[start]
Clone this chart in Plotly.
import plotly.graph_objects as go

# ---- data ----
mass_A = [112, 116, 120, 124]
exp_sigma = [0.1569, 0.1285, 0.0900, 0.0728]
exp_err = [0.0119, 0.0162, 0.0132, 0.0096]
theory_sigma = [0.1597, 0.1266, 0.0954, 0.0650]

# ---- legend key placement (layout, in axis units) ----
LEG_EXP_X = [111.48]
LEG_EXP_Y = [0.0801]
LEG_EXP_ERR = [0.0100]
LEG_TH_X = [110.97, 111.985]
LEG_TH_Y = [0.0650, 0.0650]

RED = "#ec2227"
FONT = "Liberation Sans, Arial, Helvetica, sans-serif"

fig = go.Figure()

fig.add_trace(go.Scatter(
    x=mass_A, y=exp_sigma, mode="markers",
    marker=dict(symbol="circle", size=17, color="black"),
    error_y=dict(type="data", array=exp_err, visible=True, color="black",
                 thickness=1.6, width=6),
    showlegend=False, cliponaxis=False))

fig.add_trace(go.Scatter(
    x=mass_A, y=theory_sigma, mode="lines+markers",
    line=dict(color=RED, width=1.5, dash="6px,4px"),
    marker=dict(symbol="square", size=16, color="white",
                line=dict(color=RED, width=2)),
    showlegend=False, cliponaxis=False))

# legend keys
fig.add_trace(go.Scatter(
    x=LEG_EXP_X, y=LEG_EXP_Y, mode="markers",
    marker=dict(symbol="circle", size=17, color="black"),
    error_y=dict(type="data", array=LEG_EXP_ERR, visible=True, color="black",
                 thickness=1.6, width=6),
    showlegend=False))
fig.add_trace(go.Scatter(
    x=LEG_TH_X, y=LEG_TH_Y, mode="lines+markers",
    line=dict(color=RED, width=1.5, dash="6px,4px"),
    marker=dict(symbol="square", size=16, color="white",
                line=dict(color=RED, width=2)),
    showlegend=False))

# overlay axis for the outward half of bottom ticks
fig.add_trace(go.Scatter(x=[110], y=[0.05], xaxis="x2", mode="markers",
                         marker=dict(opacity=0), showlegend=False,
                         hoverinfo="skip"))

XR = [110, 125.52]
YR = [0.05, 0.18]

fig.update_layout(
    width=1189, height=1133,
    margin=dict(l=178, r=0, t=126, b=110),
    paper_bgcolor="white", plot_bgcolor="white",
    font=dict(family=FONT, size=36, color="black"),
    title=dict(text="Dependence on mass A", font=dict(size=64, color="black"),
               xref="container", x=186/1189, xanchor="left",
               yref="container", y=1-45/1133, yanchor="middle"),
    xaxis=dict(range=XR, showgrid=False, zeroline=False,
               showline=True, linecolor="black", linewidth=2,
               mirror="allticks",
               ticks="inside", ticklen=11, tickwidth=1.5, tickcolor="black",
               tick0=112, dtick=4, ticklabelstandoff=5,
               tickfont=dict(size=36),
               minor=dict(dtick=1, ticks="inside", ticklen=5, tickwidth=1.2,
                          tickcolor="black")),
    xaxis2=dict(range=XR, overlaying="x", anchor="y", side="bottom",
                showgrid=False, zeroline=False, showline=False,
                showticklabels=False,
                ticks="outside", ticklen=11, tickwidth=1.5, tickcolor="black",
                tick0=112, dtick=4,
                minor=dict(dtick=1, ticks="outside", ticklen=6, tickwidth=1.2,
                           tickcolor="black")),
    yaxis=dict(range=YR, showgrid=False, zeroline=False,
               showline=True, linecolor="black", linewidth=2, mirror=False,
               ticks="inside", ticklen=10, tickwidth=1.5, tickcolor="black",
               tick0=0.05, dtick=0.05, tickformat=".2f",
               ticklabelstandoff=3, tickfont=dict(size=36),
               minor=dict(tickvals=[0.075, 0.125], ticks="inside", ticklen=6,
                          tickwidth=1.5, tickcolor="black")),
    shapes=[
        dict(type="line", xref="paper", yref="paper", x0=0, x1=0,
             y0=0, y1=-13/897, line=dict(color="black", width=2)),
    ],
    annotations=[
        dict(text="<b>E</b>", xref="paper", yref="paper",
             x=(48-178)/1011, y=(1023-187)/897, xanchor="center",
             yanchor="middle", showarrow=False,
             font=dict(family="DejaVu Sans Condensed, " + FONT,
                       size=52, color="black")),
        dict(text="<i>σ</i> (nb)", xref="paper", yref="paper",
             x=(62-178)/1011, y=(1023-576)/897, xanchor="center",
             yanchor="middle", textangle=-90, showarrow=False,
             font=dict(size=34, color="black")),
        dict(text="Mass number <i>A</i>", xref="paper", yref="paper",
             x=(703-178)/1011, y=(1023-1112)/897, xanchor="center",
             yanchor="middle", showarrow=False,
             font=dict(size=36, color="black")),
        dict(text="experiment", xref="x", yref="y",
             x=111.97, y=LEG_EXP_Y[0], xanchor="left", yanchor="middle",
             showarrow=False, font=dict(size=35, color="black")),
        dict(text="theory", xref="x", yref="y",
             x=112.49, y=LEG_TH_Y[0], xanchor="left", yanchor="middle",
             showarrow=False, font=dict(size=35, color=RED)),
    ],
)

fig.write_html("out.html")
[end]
→ GOAL OF THE EXERCISE: Give every line of the material again, exactly as it reads.

→ FINISHED ANSWER:
Clone this chart in Plotly.
import plotly.graph_objects as go

# ---- data ----
mass_A = [112, 116, 120, 124]
exp_sigma = [0.1569, 0.1285, 0.0900, 0.0728]
exp_err = [0.0119, 0.0162, 0.0132, 0.0096]
theory_sigma = [0.1597, 0.1266, 0.0954, 0.0650]

# ---- legend key placement (layout, in axis units) ----
LEG_EXP_X = [111.48]
LEG_EXP_Y = [0.0801]
LEG_EXP_ERR = [0.0100]
LEG_TH_X = [110.97, 111.985]
LEG_TH_Y = [0.0650, 0.0650]

RED = "#ec2227"
FONT = "Liberation Sans, Arial, Helvetica, sans-serif"

fig = go.Figure()

fig.add_trace(go.Scatter(
    x=mass_A, y=exp_sigma, mode="markers",
    marker=dict(symbol="circle", size=17, color="black"),
    error_y=dict(type="data", array=exp_err, visible=True, color="black",
                 thickness=1.6, width=6),
    showlegend=False, cliponaxis=False))

fig.add_trace(go.Scatter(
    x=mass_A, y=theory_sigma, mode="lines+markers",
    line=dict(color=RED, width=1.5, dash="6px,4px"),
    marker=dict(symbol="square", size=16, color="white",
                line=dict(color=RED, width=2)),
    showlegend=False, cliponaxis=False))

# legend keys
fig.add_trace(go.Scatter(
    x=LEG_EXP_X, y=LEG_EXP_Y, mode="markers",
    marker=dict(symbol="circle", size=17, color="black"),
    error_y=dict(type="data", array=LEG_EXP_ERR, visible=True, color="black",
                 thickness=1.6, width=6),
    showlegend=False))
fig.add_trace(go.Scatter(
    x=LEG_TH_X, y=LEG_TH_Y, mode="lines+markers",
    line=dict(color=RED, width=1.5, dash="6px,4px"),
    marker=dict(symbol="square", size=16, color="white",
                line=dict(color=RED, width=2)),
    showlegend=False))

# overlay axis for the outward half of bottom ticks
fig.add_trace(go.Scatter(x=[110], y=[0.05], xaxis="x2", mode="markers",
                         marker=dict(opacity=0), showlegend=False,
                         hoverinfo="skip"))

XR = [110, 125.52]
YR = [0.05, 0.18]

fig.update_layout(
    width=1189, height=1133,
    margin=dict(l=178, r=0, t=126, b=110),
    paper_bgcolor="white", plot_bgcolor="white",
    font=dict(family=FONT, size=36, color="black"),
    title=dict(text="Dependence on mass A", font=dict(size=64, color="black"),
               xref="container", x=186/1189, xanchor="left",
               yref="container", y=1-45/1133, yanchor="middle"),
    xaxis=dict(range=XR, showgrid=False, zeroline=False,
               showline=True, linecolor="black", linewidth=2,
               mirror="allticks",
               ticks="inside", ticklen=11, tickwidth=1.5, tickcolor="black",
               tick0=112, dtick=4, ticklabelstandoff=5,
               tickfont=dict(size=36),
               minor=dict(dtick=1, ticks="inside", ticklen=5, tickwidth=1.2,
                          tickcolor="black")),
    xaxis2=dict(range=XR, overlaying="x", anchor="y", side="bottom",
                showgrid=False, zeroline=False, showline=False,
                showticklabels=False,
                ticks="outside", ticklen=11, tickwidth=1.5, tickcolor="black",
                tick0=112, dtick=4,
                minor=dict(dtick=1, ticks="outside", ticklen=6, tickwidth=1.2,
                           tickcolor="black")),
    yaxis=dict(range=YR, showgrid=False, zeroline=False,
               showline=True, linecolor="black", linewidth=2, mirror=False,
               ticks="inside", ticklen=10, tickwidth=1.5, tickcolor="black",
               tick0=0.05, dtick=0.05, tickformat=".2f",
               ticklabelstandoff=3, tickfont=dict(size=36),
               minor=dict(tickvals=[0.075, 0.125], ticks="inside", ticklen=6,
                          tickwidth=1.5, tickcolor="black")),
    shapes=[
        dict(type="line", xref="paper", yref="paper", x0=0, x1=0,
             y0=0, y1=-13/897, line=dict(color="black", width=2)),
    ],
    annotations=[
        dict(text="<b>E</b>", xref="paper", yref="paper",
             x=(48-178)/1011, y=(1023-187)/897, xanchor="center",
             yanchor="middle", showarrow=False,
             font=dict(family="DejaVu Sans Condensed, " + FONT,
                       size=52, color="black")),
        dict(text="<i>σ</i> (nb)", xref="paper", yref="paper",
             x=(62-178)/1011, y=(1023-576)/897, xanchor="center",
             yanchor="middle", textangle=-90, showarrow=False,
             font=dict(size=34, color="black")),
        dict(text="Mass number <i>A</i>", xref="paper", yref="paper",
             x=(703-178)/1011, y=(1023-1112)/897, xanchor="center",
             yanchor="middle", showarrow=False,
             font=dict(size=36, color="black")),
        dict(text="experiment", xref="x", yref="y",
             x=111.97, y=LEG_EXP_Y[0], xanchor="left", yanchor="middle",
             showarrow=False, font=dict(size=35, color="black")),
        dict(text="theory", xref="x", yref="y",
             x=112.49, y=LEG_TH_Y[0], xanchor="left", yanchor="middle",
             showarrow=False, font=dict(size=35, color=RED)),
    ],
)

fig.write_html("out.html")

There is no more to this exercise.